## start Data supplied

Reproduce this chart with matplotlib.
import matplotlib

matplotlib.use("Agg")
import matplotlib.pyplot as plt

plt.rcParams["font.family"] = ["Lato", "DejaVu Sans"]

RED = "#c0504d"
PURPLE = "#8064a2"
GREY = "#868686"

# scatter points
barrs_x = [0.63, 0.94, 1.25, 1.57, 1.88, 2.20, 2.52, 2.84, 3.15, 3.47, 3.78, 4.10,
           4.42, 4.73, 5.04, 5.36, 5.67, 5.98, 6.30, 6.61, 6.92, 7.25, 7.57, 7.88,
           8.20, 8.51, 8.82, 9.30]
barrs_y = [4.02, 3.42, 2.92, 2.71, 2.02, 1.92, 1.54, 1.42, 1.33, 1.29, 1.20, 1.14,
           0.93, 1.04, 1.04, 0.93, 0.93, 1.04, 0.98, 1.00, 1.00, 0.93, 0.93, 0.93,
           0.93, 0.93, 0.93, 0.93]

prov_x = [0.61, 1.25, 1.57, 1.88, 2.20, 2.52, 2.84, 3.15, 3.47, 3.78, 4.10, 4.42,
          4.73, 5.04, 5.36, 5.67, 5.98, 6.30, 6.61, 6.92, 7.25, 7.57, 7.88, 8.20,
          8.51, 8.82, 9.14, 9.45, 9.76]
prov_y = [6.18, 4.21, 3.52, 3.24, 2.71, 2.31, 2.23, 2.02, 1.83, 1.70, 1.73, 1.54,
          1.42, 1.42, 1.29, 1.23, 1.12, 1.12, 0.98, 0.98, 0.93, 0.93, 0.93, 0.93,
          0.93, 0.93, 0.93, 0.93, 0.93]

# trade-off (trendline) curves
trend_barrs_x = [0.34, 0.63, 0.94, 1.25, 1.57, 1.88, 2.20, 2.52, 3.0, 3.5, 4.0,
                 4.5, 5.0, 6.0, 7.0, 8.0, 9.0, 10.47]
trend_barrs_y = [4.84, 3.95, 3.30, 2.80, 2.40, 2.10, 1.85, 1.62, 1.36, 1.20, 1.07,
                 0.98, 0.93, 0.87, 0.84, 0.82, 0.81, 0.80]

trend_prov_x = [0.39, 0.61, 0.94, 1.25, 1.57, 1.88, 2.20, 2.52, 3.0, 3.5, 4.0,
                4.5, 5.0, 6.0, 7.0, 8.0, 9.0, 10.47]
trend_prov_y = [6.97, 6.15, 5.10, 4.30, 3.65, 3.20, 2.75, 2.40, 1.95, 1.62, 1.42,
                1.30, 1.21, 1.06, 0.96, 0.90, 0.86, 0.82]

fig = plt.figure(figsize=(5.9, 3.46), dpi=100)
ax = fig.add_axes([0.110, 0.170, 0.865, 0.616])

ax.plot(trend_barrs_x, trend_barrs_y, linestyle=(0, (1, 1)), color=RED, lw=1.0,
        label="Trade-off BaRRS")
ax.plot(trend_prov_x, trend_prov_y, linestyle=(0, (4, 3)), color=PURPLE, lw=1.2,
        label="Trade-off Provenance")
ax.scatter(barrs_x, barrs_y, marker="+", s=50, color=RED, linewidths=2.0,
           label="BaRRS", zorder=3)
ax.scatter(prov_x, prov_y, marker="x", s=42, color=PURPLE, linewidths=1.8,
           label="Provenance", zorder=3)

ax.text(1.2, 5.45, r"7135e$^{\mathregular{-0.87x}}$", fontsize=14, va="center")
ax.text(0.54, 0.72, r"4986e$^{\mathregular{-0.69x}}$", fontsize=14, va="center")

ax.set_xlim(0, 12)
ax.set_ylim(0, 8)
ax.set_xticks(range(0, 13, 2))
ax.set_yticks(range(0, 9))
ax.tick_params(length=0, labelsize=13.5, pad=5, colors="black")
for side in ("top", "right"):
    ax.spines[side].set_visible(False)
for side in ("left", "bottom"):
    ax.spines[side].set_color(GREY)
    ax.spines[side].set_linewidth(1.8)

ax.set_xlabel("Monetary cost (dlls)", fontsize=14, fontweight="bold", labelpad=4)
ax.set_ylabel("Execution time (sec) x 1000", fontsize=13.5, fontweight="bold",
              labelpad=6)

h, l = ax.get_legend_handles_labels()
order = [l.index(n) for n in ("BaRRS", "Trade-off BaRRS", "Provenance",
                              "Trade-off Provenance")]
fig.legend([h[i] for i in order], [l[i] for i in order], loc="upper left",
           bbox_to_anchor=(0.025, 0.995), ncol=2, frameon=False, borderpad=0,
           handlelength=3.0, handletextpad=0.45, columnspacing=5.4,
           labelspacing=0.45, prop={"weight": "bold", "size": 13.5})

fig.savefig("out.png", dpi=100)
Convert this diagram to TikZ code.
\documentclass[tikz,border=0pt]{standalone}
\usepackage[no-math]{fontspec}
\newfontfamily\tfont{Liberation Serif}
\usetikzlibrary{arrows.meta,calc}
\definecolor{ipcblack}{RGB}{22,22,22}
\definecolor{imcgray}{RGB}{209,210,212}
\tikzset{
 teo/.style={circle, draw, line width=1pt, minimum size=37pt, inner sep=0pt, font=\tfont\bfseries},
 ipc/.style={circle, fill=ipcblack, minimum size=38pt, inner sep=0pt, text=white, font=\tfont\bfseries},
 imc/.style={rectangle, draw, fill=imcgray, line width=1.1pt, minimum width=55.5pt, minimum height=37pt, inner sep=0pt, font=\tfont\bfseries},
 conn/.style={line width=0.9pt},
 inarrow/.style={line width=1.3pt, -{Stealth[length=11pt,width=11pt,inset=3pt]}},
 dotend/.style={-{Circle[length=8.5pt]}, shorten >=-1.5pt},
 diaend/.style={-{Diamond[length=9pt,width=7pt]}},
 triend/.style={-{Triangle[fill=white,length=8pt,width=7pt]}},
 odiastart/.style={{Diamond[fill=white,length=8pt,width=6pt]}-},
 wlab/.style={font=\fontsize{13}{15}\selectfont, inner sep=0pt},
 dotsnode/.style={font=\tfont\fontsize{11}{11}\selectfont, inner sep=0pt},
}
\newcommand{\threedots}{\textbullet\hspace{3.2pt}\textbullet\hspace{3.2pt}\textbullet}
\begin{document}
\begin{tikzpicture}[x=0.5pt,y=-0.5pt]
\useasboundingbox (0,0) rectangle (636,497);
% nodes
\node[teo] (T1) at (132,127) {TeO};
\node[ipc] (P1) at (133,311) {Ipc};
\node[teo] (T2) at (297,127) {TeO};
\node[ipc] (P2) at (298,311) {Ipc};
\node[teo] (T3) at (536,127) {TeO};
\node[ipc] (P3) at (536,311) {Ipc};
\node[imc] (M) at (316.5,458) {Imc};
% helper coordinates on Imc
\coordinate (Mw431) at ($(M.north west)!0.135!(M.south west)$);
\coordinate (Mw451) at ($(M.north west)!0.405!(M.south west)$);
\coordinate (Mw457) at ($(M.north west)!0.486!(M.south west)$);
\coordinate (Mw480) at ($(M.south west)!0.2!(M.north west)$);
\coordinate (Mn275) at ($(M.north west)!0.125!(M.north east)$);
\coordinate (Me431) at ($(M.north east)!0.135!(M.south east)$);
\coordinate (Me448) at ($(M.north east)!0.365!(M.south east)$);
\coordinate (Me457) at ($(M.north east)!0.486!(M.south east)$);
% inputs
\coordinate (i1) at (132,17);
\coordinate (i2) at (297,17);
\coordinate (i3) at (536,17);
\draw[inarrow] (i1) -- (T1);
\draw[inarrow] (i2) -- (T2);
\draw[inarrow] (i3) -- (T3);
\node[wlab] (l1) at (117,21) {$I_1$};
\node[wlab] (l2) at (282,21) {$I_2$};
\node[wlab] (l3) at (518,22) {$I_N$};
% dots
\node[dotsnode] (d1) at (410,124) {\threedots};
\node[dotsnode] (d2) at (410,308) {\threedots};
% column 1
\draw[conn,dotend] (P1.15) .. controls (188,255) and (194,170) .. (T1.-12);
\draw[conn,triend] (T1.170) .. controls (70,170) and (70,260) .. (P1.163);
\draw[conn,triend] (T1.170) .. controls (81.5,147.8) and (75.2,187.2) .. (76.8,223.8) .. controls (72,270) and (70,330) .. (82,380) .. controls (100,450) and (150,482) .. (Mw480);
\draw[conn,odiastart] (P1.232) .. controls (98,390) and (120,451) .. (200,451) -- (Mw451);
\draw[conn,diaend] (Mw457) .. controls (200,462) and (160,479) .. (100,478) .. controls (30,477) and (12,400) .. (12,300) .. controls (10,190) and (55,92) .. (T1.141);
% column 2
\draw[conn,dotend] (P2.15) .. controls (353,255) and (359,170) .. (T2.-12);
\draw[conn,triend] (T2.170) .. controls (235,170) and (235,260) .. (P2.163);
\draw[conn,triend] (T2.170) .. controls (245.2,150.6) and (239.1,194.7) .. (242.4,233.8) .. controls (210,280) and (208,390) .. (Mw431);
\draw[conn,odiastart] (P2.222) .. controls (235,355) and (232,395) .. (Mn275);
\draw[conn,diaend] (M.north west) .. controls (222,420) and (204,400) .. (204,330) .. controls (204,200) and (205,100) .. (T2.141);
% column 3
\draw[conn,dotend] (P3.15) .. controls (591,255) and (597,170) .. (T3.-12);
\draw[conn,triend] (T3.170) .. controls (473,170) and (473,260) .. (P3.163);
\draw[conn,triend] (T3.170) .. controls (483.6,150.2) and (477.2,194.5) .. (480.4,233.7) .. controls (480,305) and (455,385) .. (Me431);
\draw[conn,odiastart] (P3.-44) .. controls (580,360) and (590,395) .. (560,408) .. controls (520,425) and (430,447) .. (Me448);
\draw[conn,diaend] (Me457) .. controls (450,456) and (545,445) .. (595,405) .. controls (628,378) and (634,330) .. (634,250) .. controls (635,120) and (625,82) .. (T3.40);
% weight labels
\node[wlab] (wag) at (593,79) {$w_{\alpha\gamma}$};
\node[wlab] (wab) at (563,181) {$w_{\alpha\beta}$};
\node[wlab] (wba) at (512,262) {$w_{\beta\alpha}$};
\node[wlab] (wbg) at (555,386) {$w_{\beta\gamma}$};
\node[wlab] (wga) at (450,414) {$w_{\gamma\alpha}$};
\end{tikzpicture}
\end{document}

## end Data supplied

→ **What you should do**: Give again, word for word, the lines of the listing, starting at its first line and ending with the line containing "0.93, 0.93, 0.93, 0.93, 0.93]".

→ **Finished task**:
Reproduce this chart with matplotlib.
import matplotlib

matplotlib.use("Agg")
import matplotlib.pyplot as plt

plt.rcParams["font.family"] = ["Lato", "DejaVu Sans"]

RED = "#c0504d"
PURPLE = "#8064a2"
GREY = "#868686"

# scatter points
barrs_x = [0.63, 0.94, 1.25, 1.57, 1.88, 2.20, 2.52, 2.84, 3.15, 3.47, 3.78, 4.10,
           4.42, 4.73, 5.04, 5.36, 5.67, 5.98, 6.30, 6.61, 6.92, 7.25, 7.57, 7.88,
           8.20, 8.51, 8.82, 9.30]
barrs_y = [4.02, 3.42, 2.92, 2.71, 2.02, 1.92, 1.54, 1.42, 1.33, 1.29, 1.20, 1.14,
           0.93, 1.04, 1.04, 0.93, 0.93, 1.04, 0.98, 1.00, 1.00, 0.93, 0.93, 0.93,
           0.93, 0.93, 0.93, 0.93]

prov_x = [0.61, 1.25, 1.57, 1.88, 2.20, 2.52, 2.84, 3.15, 3.47, 3.78, 4.10, 4.42,
          4.73, 5.04, 5.36, 5.67, 5.98, 6.30, 6.61, 6.92, 7.25, 7.57, 7.88, 8.20,
          8.51, 8.82, 9.14, 9.45, 9.76]
prov_y = [6.18, 4.21, 3.52, 3.24, 2.71, 2.31, 2.23, 2.02, 1.83, 1.70, 1.73, 1.54,
          1.42, 1.42, 1.29, 1.23, 1.12, 1.12, 0.98, 0.98, 0.93, 0.93, 0.93, 0.93,
          0.93, 0.93, 0.93, 0.93, 0.93]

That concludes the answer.